There are nail-biting encounters with Mother Nature and humans but the in-your-face film branding moments are a bit irritating and forced beyond the scope of the main narrative.

It gradually turns into a David Attenborough monologue when Kakababu (Prosenjit Chatterjee) starts explaining the great migration of wildebeests from Maasai Mara to Serengeti and Santu (Aryann Bhowmik) displays the excitement of an overgrown bemused kid. Chatterjee remains wooden for the most part and the rest of his facial reaction opts to stay hidden behind his Desi handlebar mustache. Only Anirban Chakrabarti’s avatar excelled and he proved his mettle once again portraying multiple shades while delivering poorly written dialogues with convincing prowess.

Director Srijit Mukherji also plays a hotelier PR Lohia on screen and delivers a rather convincing performance but with someone else’s dubbed voice.

The constant references of Feluda and the team are simply annoying and at points, nonsensical as well. They could not hold the paper-thin script line together and the surprises are patchy. The plotline is linear but the simplistically plotted narrative fails to deliver an impact and live up to the hype that was created around it for the past two years.

‘Phire Elo Kakababu’, the opening song is composed by Indraadip Dasgupta and sung by Rupam Islam. It absolutely sets up the mood for the upcoming adventure. The closing title shows Kakababu and Santu explaining the game of cricket to the tribals of Maasai Mara and the song “Teen tirikkhey noy” works aptly for concluding the journey. It’s sung by the trio Anindya Chatterjee, Upal Sengupta and Chandril Bhattacharya from the band Chandrabindoo.

It isn’t a “good” movie in the usual sense or most senses, however, it is adventurous and definitely fills up the void for children’s summer movies. It ricochets off the adventure bit and paints a grand dimension but somehow fails to engage the viewers.

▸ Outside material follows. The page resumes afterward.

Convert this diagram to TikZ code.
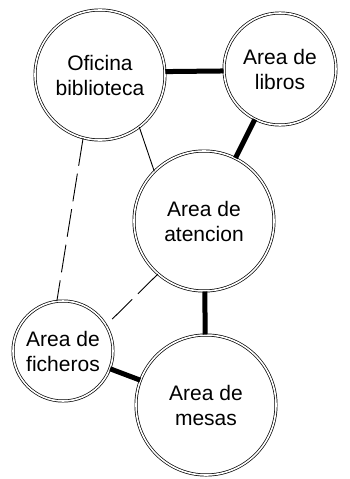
\documentclass[tikz,border=0pt]{standalone}
\usepackage{fontspec}
\setmainfont{Liberation Sans}
\usepackage{tikz}
\usetikzlibrary{positioning}
\tikzset{
  area/.style={
    circle, draw, double, line width=0.7pt, double distance=1.6pt,
    align=center, font=\fontsize{21}{25}\selectfont, inner sep=0pt
  },
  strongline/.style={line width=5pt},
  weakline/.style={line width=0.9pt},
  dashline/.style={line width=0.9pt, dash pattern=on 28pt off 8pt}
}
\begin{document}
\begin{tikzpicture}[x=1pt, y=-1pt]
  \useasboundingbox[fill=white] (0,0) rectangle (350,479);

  \node[area, minimum size=130pt] (ofi) at (100,75) {Oficina\\biblioteca};
  \node[area, minimum size=112pt] (lib) at (280,69) {Area de\\libros};
  \node[area, minimum size=140pt] (aten) at (204,221) {Area de\\atencion};
  \node[area, minimum size=100pt] (fich) at (63,351) {Area de\\ficheros};
  \node[area, minimum size=140pt] (mesas) at (206,405) {Area de\\mesas};

  % fuertes
  \draw[strongline] (ofi.3) -- (lib.182);
  \draw[strongline] (lib) -- (aten);
  \draw[strongline] (aten) -- (mesas);
  \draw[strongline] (fich) -- (mesas);

  % debiles
  \draw[weakline] (ofi.-53) -- (aten.135);
  \draw[dashline] (ofi.-105) -- (fich.97);
  \draw[dashline] (aten.-131) -- (fich.31);
\end{tikzpicture}
\end{document}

Movies must be valued based on their goals and aspirations or simply purpose and Kakababur Protyaborton aspires to be a summer holiday entertainment for kids. It’s more popcorn fun with wild documentaries amorphously mashed into a franchise. The ingredients are all there but not in the right order or pattern. Being someone with a childlike curiosity, I hated the logic behind explaining Santa but if you’re looking for a naive theme park ride of a movie, you’re going to like it.